> WORK TO DO: Type out the data exactly as given. Skip any image.
----
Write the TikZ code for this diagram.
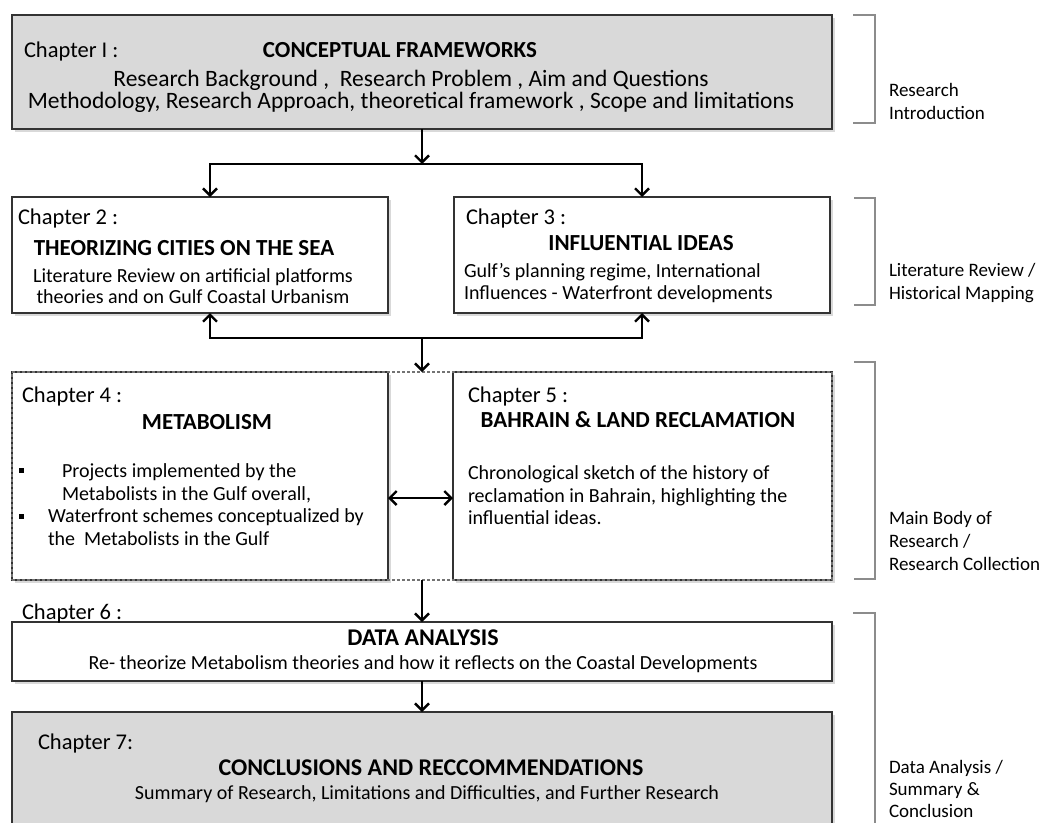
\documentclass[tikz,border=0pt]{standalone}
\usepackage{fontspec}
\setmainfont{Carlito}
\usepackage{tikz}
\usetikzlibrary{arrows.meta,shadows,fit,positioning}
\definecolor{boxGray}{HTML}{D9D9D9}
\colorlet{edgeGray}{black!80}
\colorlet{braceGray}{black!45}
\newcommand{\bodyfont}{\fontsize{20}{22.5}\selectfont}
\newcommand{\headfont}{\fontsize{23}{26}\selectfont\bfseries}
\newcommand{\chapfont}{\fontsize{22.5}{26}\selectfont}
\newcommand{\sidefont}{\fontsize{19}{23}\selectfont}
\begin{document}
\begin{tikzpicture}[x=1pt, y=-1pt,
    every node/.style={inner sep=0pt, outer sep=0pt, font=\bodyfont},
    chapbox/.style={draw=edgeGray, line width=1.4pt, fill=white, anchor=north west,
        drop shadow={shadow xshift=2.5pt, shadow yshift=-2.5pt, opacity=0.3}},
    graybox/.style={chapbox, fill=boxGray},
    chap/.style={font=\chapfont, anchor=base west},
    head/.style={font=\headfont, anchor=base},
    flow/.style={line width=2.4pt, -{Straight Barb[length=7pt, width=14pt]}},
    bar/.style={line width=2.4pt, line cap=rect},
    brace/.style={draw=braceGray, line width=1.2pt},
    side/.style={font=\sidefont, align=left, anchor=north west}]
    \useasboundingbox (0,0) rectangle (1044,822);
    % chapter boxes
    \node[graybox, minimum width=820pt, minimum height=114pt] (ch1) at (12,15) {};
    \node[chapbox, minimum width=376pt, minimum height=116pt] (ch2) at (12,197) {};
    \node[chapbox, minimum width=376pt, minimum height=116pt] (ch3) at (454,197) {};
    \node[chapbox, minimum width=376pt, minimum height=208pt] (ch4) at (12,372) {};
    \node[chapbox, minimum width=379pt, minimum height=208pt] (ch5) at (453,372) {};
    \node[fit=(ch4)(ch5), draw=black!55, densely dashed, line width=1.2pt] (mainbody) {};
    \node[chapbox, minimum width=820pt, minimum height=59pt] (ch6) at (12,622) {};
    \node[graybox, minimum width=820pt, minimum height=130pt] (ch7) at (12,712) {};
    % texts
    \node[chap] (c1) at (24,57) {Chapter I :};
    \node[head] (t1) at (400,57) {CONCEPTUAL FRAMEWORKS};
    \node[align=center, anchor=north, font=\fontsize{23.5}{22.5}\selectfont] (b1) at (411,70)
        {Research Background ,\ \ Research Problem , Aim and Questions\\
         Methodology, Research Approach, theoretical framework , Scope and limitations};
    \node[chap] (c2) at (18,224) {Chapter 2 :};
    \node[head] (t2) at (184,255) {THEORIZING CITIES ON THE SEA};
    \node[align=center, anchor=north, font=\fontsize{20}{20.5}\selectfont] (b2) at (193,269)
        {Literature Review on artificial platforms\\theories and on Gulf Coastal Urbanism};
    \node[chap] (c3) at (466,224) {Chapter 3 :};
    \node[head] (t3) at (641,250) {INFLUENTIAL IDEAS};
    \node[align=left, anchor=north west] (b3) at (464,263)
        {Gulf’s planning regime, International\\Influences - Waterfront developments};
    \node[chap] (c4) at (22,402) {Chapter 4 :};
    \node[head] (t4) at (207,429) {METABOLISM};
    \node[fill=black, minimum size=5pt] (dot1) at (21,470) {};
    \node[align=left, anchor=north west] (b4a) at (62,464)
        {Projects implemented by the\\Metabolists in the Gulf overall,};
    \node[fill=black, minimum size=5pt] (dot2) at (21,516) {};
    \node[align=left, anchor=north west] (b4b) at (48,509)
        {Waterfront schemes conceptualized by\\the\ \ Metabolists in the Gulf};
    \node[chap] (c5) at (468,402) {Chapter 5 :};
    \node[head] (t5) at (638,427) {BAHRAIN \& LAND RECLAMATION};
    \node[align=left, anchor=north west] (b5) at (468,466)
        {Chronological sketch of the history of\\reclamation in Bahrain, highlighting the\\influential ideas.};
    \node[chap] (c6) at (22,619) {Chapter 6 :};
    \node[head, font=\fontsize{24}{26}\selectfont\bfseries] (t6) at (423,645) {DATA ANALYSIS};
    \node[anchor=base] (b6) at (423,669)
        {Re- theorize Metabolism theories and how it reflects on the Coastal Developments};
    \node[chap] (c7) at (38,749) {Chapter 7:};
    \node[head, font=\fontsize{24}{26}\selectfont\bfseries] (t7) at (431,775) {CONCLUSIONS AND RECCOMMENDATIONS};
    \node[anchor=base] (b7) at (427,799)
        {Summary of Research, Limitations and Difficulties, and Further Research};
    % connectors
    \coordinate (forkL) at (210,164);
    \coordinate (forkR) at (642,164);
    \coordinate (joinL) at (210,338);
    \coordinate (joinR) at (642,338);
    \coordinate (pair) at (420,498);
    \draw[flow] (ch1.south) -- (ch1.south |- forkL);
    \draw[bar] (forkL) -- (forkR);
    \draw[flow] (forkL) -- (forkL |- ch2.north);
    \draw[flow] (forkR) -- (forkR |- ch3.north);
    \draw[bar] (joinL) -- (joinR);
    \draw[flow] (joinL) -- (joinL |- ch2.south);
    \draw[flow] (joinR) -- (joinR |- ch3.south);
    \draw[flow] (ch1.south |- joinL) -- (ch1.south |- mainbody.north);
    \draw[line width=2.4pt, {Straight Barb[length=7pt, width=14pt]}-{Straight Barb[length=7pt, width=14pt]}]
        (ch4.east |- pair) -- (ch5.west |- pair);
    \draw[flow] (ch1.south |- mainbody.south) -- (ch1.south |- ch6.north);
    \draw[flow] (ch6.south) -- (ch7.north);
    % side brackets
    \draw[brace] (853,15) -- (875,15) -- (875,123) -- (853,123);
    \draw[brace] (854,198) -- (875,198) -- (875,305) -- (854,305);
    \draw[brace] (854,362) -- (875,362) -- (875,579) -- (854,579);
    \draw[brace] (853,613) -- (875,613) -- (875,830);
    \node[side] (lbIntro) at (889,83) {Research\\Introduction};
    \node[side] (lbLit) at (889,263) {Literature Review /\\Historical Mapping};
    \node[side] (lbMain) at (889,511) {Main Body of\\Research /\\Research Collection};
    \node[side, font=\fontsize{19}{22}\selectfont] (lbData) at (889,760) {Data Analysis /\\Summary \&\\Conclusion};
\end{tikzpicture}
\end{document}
----
> WRITTEN REPLY:
Write the TikZ code for this diagram.
\documentclass[tikz,border=0pt]{standalone}
\usepackage{fontspec}
\setmainfont{Carlito}
\usepackage{tikz}
\usetikzlibrary{arrows.meta,shadows,fit,positioning}
\definecolor{boxGray}{HTML}{D9D9D9}
\colorlet{edgeGray}{black!80}
\colorlet{braceGray}{black!45}
\newcommand{\bodyfont}{\fontsize{20}{22.5}\selectfont}
\newcommand{\headfont}{\fontsize{23}{26}\selectfont\bfseries}
\newcommand{\chapfont}{\fontsize{22.5}{26}\selectfont}
\newcommand{\sidefont}{\fontsize{19}{23}\selectfont}
\begin{document}
\begin{tikzpicture}[x=1pt, y=-1pt,
    every node/.style={inner sep=0pt, outer sep=0pt, font=\bodyfont},
    chapbox/.style={draw=edgeGray, line width=1.4pt, fill=white, anchor=north west,
        drop shadow={shadow xshift=2.5pt, shadow yshift=-2.5pt, opacity=0.3}},
    graybox/.style={chapbox, fill=boxGray},
    chap/.style={font=\chapfont, anchor=base west},
    head/.style={font=\headfont, anchor=base},
    flow/.style={line width=2.4pt, -{Straight Barb[length=7pt, width=14pt]}},
    bar/.style={line width=2.4pt, line cap=rect},
    brace/.style={draw=braceGray, line width=1.2pt},
    side/.style={font=\sidefont, align=left, anchor=north west}]
    \useasboundingbox (0,0) rectangle (1044,822);
    % chapter boxes
    \node[graybox, minimum width=820pt, minimum height=114pt] (ch1) at (12,15) {};
    \node[chapbox, minimum width=376pt, minimum height=116pt] (ch2) at (12,197) {};
    \node[chapbox, minimum width=376pt, minimum height=116pt] (ch3) at (454,197) {};
    \node[chapbox, minimum width=376pt, minimum height=208pt] (ch4) at (12,372) {};
    \node[chapbox, minimum width=379pt, minimum height=208pt] (ch5) at (453,372) {};
    \node[fit=(ch4)(ch5), draw=black!55, densely dashed, line width=1.2pt] (mainbody) {};
    \node[chapbox, minimum width=820pt, minimum height=59pt] (ch6) at (12,622) {};
    \node[graybox, minimum width=820pt, minimum height=130pt] (ch7) at (12,712) {};
    % texts
    \node[chap] (c1) at (24,57) {Chapter I :};
    \node[head] (t1) at (400,57) {CONCEPTUAL FRAMEWORKS};
    \node[align=center, anchor=north, font=\fontsize{23.5}{22.5}\selectfont] (b1) at (411,70)
        {Research Background ,\ \ Research Problem , Aim and Questions\\
         Methodology, Research Approach, theoretical framework , Scope and limitations};
    \node[chap] (c2) at (18,224) {Chapter 2 :};
    \node[head] (t2) at (184,255) {THEORIZING CITIES ON THE SEA};
    \node[align=center, anchor=north, font=\fontsize{20}{20.5}\selectfont] (b2) at (193,269)
        {Literature Review on artificial platforms\\theories and on Gulf Coastal Urbanism};
    \node[chap] (c3) at (466,224) {Chapter 3 :};
    \node[head] (t3) at (641,250) {INFLUENTIAL IDEAS};
    \node[align=left, anchor=north west] (b3) at (464,263)
        {Gulf’s planning regime, International\\Influences - Waterfront developments};
    \node[chap] (c4) at (22,402) {Chapter 4 :};
    \node[head] (t4) at (207,429) {METABOLISM};
    \node[fill=black, minimum size=5pt] (dot1) at (21,470) {};
    \node[align=left, anchor=north west] (b4a) at (62,464)
        {Projects implemented by the\\Metabolists in the Gulf overall,};
    \node[fill=black, minimum size=5pt] (dot2) at (21,516) {};
    \node[align=left, anchor=north west] (b4b) at (48,509)
        {Waterfront schemes conceptualized by\\the\ \ Metabolists in the Gulf};
    \node[chap] (c5) at (468,402) {Chapter 5 :};
    \node[head] (t5) at (638,427) {BAHRAIN \& LAND RECLAMATION};
    \node[align=left, anchor=north west] (b5) at (468,466)
        {Chronological sketch of the history of\\reclamation in Bahrain, highlighting the\\influential ideas.};
    \node[chap] (c6) at (22,619) {Chapter 6 :};
    \node[head, font=\fontsize{24}{26}\selectfont\bfseries] (t6) at (423,645) {DATA ANALYSIS};
    \node[anchor=base] (b6) at (423,669)
        {Re- theorize Metabolism theories and how it reflects on the Coastal Developments};
    \node[chap] (c7) at (38,749) {Chapter 7:};
    \node[head, font=\fontsize{24}{26}\selectfont\bfseries] (t7) at (431,775) {CONCLUSIONS AND RECCOMMENDATIONS};
    \node[anchor=base] (b7) at (427,799)
        {Summary of Research, Limitations and Difficulties, and Further Research};
    % connectors
    \coordinate (forkL) at (210,164);
    \coordinate (forkR) at (642,164);
    \coordinate (joinL) at (210,338);
    \coordinate (joinR) at (642,338);
    \coordinate (pair) at (420,498);
    \draw[flow] (ch1.south) -- (ch1.south |- forkL);
    \draw[bar] (forkL) -- (forkR);
    \draw[flow] (forkL) -- (forkL |- ch2.north);
    \draw[flow] (forkR) -- (forkR |- ch3.north);
    \draw[bar] (joinL) -- (joinR);
    \draw[flow] (joinL) -- (joinL |- ch2.south);
    \draw[flow] (joinR) -- (joinR |- ch3.south);
    \draw[flow] (ch1.south |- joinL) -- (ch1.south |- mainbody.north);
    \draw[line width=2.4pt, {Straight Barb[length=7pt, width=14pt]}-{Straight Barb[length=7pt, width=14pt]}]
        (ch4.east |- pair) -- (ch5.west |- pair);
    \draw[flow] (ch1.south |- mainbody.south) -- (ch1.south |- ch6.north);
    \draw[flow] (ch6.south) -- (ch7.north);
    % side brackets
    \draw[brace] (853,15) -- (875,15) -- (875,123) -- (853,123);
    \draw[brace] (854,198) -- (875,198) -- (875,305) -- (854,305);
    \draw[brace] (854,362) -- (875,362) -- (875,579) -- (854,579);
    \draw[brace] (853,613) -- (875,613) -- (875,830);
    \node[side] (lbIntro) at (889,83) {Research\\Introduction};
    \node[side] (lbLit) at (889,263) {Literature Review /\\Historical Mapping};
    \node[side] (lbMain) at (889,511) {Main Body of\\Research /\\Research Collection};
    \node[side, font=\fontsize{19}{22}\selectfont] (lbData) at (889,760) {Data Analysis /\\Summary \&\\Conclusion};
\end{tikzpicture}
\end{document}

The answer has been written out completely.